→ **OBJECTIVE**:
Go through the listing and set it down exactly, leaving out its pictures.

→ **SUPPLIED DATA**:
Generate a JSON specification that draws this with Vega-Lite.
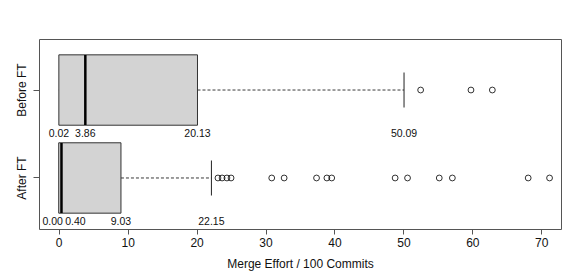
{
  "$schema": "https://vega.github.io/schema/vega-lite/v6.json",
  "width": 522,
  "height": 190,
  "autosize": "none",
  "padding": {"left": 39, "top": 39, "right": 20, "bottom": 48},
  "background": "white",
  "config": {
    "view": {"stroke": "#555", "strokeWidth": 1},
    "font": "Liberation Sans",
    "axis": {"labelFont": "Liberation Sans", "titleFont": "Liberation Sans", "labelColor": "#111", "titleColor": "#111", "tickColor": "#555", "grid": false, "domain": false}
  },
  "datasets": {
    "boxes": [
      {"group": "Before FT", "lo": 0.0, "q1": 0.02, "median": 3.86, "q3": 20.13, "hi": 50.09},
      {"group": "After FT", "lo": 0.0, "q1": 0.0, "median": 0.40, "q3": 9.03, "hi": 22.15}
    ],
    "outliers": [
      {"group": "Before FT", "value": 52.5},
      {"group": "Before FT", "value": 59.8},
      {"group": "Before FT", "value": 62.9},
      {"group": "After FT", "value": 23.1},
      {"group": "After FT", "value": 23.7},
      {"group": "After FT", "value": 24.4},
      {"group": "After FT", "value": 25.0},
      {"group": "After FT", "value": 30.9},
      {"group": "After FT", "value": 32.7},
      {"group": "After FT", "value": 37.4},
      {"group": "After FT", "value": 38.9},
      {"group": "After FT", "value": 39.6},
      {"group": "After FT", "value": 48.8},
      {"group": "After FT", "value": 50.6},
      {"group": "After FT", "value": 55.2},
      {"group": "After FT", "value": 57.1},
      {"group": "After FT", "value": 68.1},
      {"group": "After FT", "value": 71.2}
    ],
    "labels": [
      {"group": "Before FT", "value": 0.02, "label": "0.02", "kind": "normal"},
      {"group": "Before FT", "value": 3.86, "label": "3.86", "kind": "normal"},
      {"group": "Before FT", "value": 20.13, "label": "20.13", "kind": "normal"},
      {"group": "Before FT", "value": 50.09, "label": "50.09", "kind": "normal"},
      {"group": "After FT", "value": 0.0, "label": "0.00", "kind": "left"},
      {"group": "After FT", "value": 0.40, "label": "0.40", "kind": "right"},
      {"group": "After FT", "value": 9.03, "label": "9.03", "kind": "normal"},
      {"group": "After FT", "value": 22.15, "label": "22.15", "kind": "normal"}
    ]
  },
  "encoding": {
    "y": {
      "field": "group", "type": "nominal", "sort": ["Before FT", "After FT"],
      "scale": {"paddingInner": 0.2, "paddingOuter": 0.18},
      "axis": {"title": null, "labelAngle": 270, "labelAlign": "center", "labelBaseline": "bottom", "labelFontSize": 12, "tickSize": 6, "labelPadding": 5}
    }
  },
  "layer": [
    {
      "data": {"name": "boxes"},
      "mark": {"type": "rule", "strokeDash": [3, 2], "color": "#222", "strokeWidth": 0.9},
      "encoding": {
        "x": {"field": "q3", "type": "quantitative",
          "scale": {"domain": [-2.86, 72.86], "nice": false, "zero": false},
          "axis": {"title": "Merge Effort / 100 Commits", "values": [0, 10, 20, 30, 40, 50, 60, 70], "labelFontSize": 12, "titleFontSize": 12, "titleFontWeight": "normal", "tickSize": 5, "labelPadding": 3, "titlePadding": 10}},
        "x2": {"field": "hi"}
      }
    },
    {
      "data": {"name": "boxes"},
      "mark": {"type": "rule", "strokeDash": [3, 2], "color": "#222", "strokeWidth": 0.9},
      "encoding": {
        "x": {"field": "lo", "type": "quantitative"},
        "x2": {"field": "q1"}
      }
    },
    {
      "data": {"name": "boxes"},
      "mark": {"type": "tick", "orient": "vertical", "size": 35, "thickness": 1, "color": "#222", "opacity": 1},
      "encoding": {"x": {"field": "hi", "type": "quantitative"}}
    },
    {
      "data": {"name": "boxes"},
      "mark": {"type": "bar", "fill": "#D3D3D3", "stroke": "#333", "strokeWidth": 1, "opacity": 1},
      "encoding": {
        "x": {"field": "q1", "type": "quantitative"},
        "x2": {"field": "q3"}
      }
    },
    {
      "data": {"name": "boxes"},
      "mark": {"type": "tick", "orient": "vertical", "size": 70, "thickness": 2.5, "color": "black", "opacity": 1},
      "encoding": {"x": {"field": "median", "type": "quantitative"}}
    },
    {
      "data": {"name": "outliers"},
      "mark": {"type": "point", "shape": "circle", "filled": false, "size": 34, "stroke": "black", "strokeWidth": 0.8, "opacity": 1},
      "encoding": {"x": {"field": "value", "type": "quantitative"}}
    },
    {
      "data": {"name": "labels"},
      "transform": [{"filter": "datum.kind == 'normal'"}],
      "mark": {"type": "text", "fontSize": 10.5, "baseline": "middle", "align": "center", "dy": 9, "color": "#111"},
      "encoding": {
        "x": {"field": "value", "type": "quantitative"},
        "y": {"field": "group", "type": "nominal", "sort": ["Before FT", "After FT"], "bandPosition": 1},
        "text": {"field": "label"}
      }
    },
    {
      "data": {"name": "labels"},
      "transform": [{"filter": "datum.kind == 'left'"}],
      "mark": {"type": "text", "fontSize": 10.5, "baseline": "middle", "align": "center", "dy": 9, "dx": -6, "color": "#111"},
      "encoding": {
        "x": {"field": "value", "type": "quantitative"},
        "y": {"field": "group", "type": "nominal", "sort": ["Before FT", "After FT"], "bandPosition": 1},
        "text": {"field": "label"}
      }
    },
    {
      "data": {"name": "labels"},
      "transform": [{"filter": "datum.kind == 'right'"}],
      "mark": {"type": "text", "fontSize": 10.5, "baseline": "middle", "align": "center", "dy": 9, "dx": 14, "color": "#111"},
      "encoding": {
        "x": {"field": "value", "type": "quantitative"},
        "y": {"field": "group", "type": "nominal", "sort": ["Before FT", "After FT"], "bandPosition": 1},
        "text": {"field": "label"}
      }
    }
  ]
}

→ **SOLUTION BELOW**:
Generate a JSON specification that draws this with Vega-Lite.
{
  "$schema": "https://vega.github.io/schema/vega-lite/v6.json",
  "width": 522,
  "height": 190,
  "autosize": "none",
  "padding": {"left": 39, "top": 39, "right": 20, "bottom": 48},
  "background": "white",
  "config": {
    "view": {"stroke": "#555", "strokeWidth": 1},
    "font": "Liberation Sans",
    "axis": {"labelFont": "Liberation Sans", "titleFont": "Liberation Sans", "labelColor": "#111", "titleColor": "#111", "tickColor": "#555", "grid": false, "domain": false}
  },
  "datasets": {
    "boxes": [
      {"group": "Before FT", "lo": 0.0, "q1": 0.02, "median": 3.86, "q3": 20.13, "hi": 50.09},
      {"group": "After FT", "lo": 0.0, "q1": 0.0, "median": 0.40, "q3": 9.03, "hi": 22.15}
    ],
    "outliers": [
      {"group": "Before FT", "value": 52.5},
      {"group": "Before FT", "value": 59.8},
      {"group": "Before FT", "value": 62.9},
      {"group": "After FT", "value": 23.1},
      {"group": "After FT", "value": 23.7},
      {"group": "After FT", "value": 24.4},
      {"group": "After FT", "value": 25.0},
      {"group": "After FT", "value": 30.9},
      {"group": "After FT", "value": 32.7},
      {"group": "After FT", "value": 37.4},
      {"group": "After FT", "value": 38.9},
      {"group": "After FT", "value": 39.6},
      {"group": "After FT", "value": 48.8},
      {"group": "After FT", "value": 50.6},
      {"group": "After FT", "value": 55.2},
      {"group": "After FT", "value": 57.1},
      {"group": "After FT", "value": 68.1},
      {"group": "After FT", "value": 71.2}
    ],
    "labels": [
      {"group": "Before FT", "value": 0.02, "label": "0.02", "kind": "normal"},
      {"group": "Before FT", "value": 3.86, "label": "3.86", "kind": "normal"},
      {"group": "Before FT", "value": 20.13, "label": "20.13", "kind": "normal"},
      {"group": "Before FT", "value": 50.09, "label": "50.09", "kind": "normal"},
      {"group": "After FT", "value": 0.0, "label": "0.00", "kind": "left"},
      {"group": "After FT", "value": 0.40, "label": "0.40", "kind": "right"},
      {"group": "After FT", "value": 9.03, "label": "9.03", "kind": "normal"},
      {"group": "After FT", "value": 22.15, "label": "22.15", "kind": "normal"}
    ]
  },
  "encoding": {
    "y": {
      "field": "group", "type": "nominal", "sort": ["Before FT", "After FT"],
      "scale": {"paddingInner": 0.2, "paddingOuter": 0.18},
      "axis": {"title": null, "labelAngle": 270, "labelAlign": "center", "labelBaseline": "bottom", "labelFontSize": 12, "tickSize": 6, "labelPadding": 5}
    }
  },
  "layer": [
    {
      "data": {"name": "boxes"},
      "mark": {"type": "rule", "strokeDash": [3, 2], "color": "#222", "strokeWidth": 0.9},
      "encoding": {
        "x": {"field": "q3", "type": "quantitative",
          "scale": {"domain": [-2.86, 72.86], "nice": false, "zero": false},
          "axis": {"title": "Merge Effort / 100 Commits", "values": [0, 10, 20, 30, 40, 50, 60, 70], "labelFontSize": 12, "titleFontSize": 12, "titleFontWeight": "normal", "tickSize": 5, "labelPadding": 3, "titlePadding": 10}},
        "x2": {"field": "hi"}
      }
    },
    {
      "data": {"name": "boxes"},
      "mark": {"type": "rule", "strokeDash": [3, 2], "color": "#222", "strokeWidth": 0.9},
      "encoding": {
        "x": {"field": "lo", "type": "quantitative"},
        "x2": {"field": "q1"}
      }
    },
    {
      "data": {"name": "boxes"},
      "mark": {"type": "tick", "orient": "vertical", "size": 35, "thickness": 1, "color": "#222", "opacity": 1},
      "encoding": {"x": {"field": "hi", "type": "quantitative"}}
    },
    {
      "data": {"name": "boxes"},
      "mark": {"type": "bar", "fill": "#D3D3D3", "stroke": "#333", "strokeWidth": 1, "opacity": 1},
      "encoding": {
        "x": {"field": "q1", "type": "quantitative"},
        "x2": {"field": "q3"}
      }
    },
    {
      "data": {"name": "boxes"},
      "mark": {"type": "tick", "orient": "vertical", "size": 70, "thickness": 2.5, "color": "black", "opacity": 1},
      "encoding": {"x": {"field": "median", "type": "quantitative"}}
    },
    {
      "data": {"name": "outliers"},
      "mark": {"type": "point", "shape": "circle", "filled": false, "size": 34, "stroke": "black", "strokeWidth": 0.8, "opacity": 1},
      "encoding": {"x": {"field": "value", "type": "quantitative"}}
    },
    {
      "data": {"name": "labels"},
      "transform": [{"filter": "datum.kind == 'normal'"}],
      "mark": {"type": "text", "fontSize": 10.5, "baseline": "middle", "align": "center", "dy": 9, "color": "#111"},
      "encoding": {
        "x": {"field": "value", "type": "quantitative"},
        "y": {"field": "group", "type": "nominal", "sort": ["Before FT", "After FT"], "bandPosition": 1},
        "text": {"field": "label"}
      }
    },
    {
      "data": {"name": "labels"},
      "transform": [{"filter": "datum.kind == 'left'"}],
      "mark": {"type": "text", "fontSize": 10.5, "baseline": "middle", "align": "center", "dy": 9, "dx": -6, "color": "#111"},
      "encoding": {
        "x": {"field": "value", "type": "quantitative"},
        "y": {"field": "group", "type": "nominal", "sort": ["Before FT", "After FT"], "bandPosition": 1},
        "text": {"field": "label"}
      }
    },
    {
      "data": {"name": "labels"},
      "transform": [{"filter": "datum.kind == 'right'"}],
      "mark": {"type": "text", "fontSize": 10.5, "baseline": "middle", "align": "center", "dy": 9, "dx": 14, "color": "#111"},
      "encoding": {
        "x": {"field": "value", "type": "quantitative"},
        "y": {"field": "group", "type": "nominal", "sort": ["Before FT", "After FT"], "bandPosition": 1},
        "text": {"field": "label"}
      }
    }
  ]
}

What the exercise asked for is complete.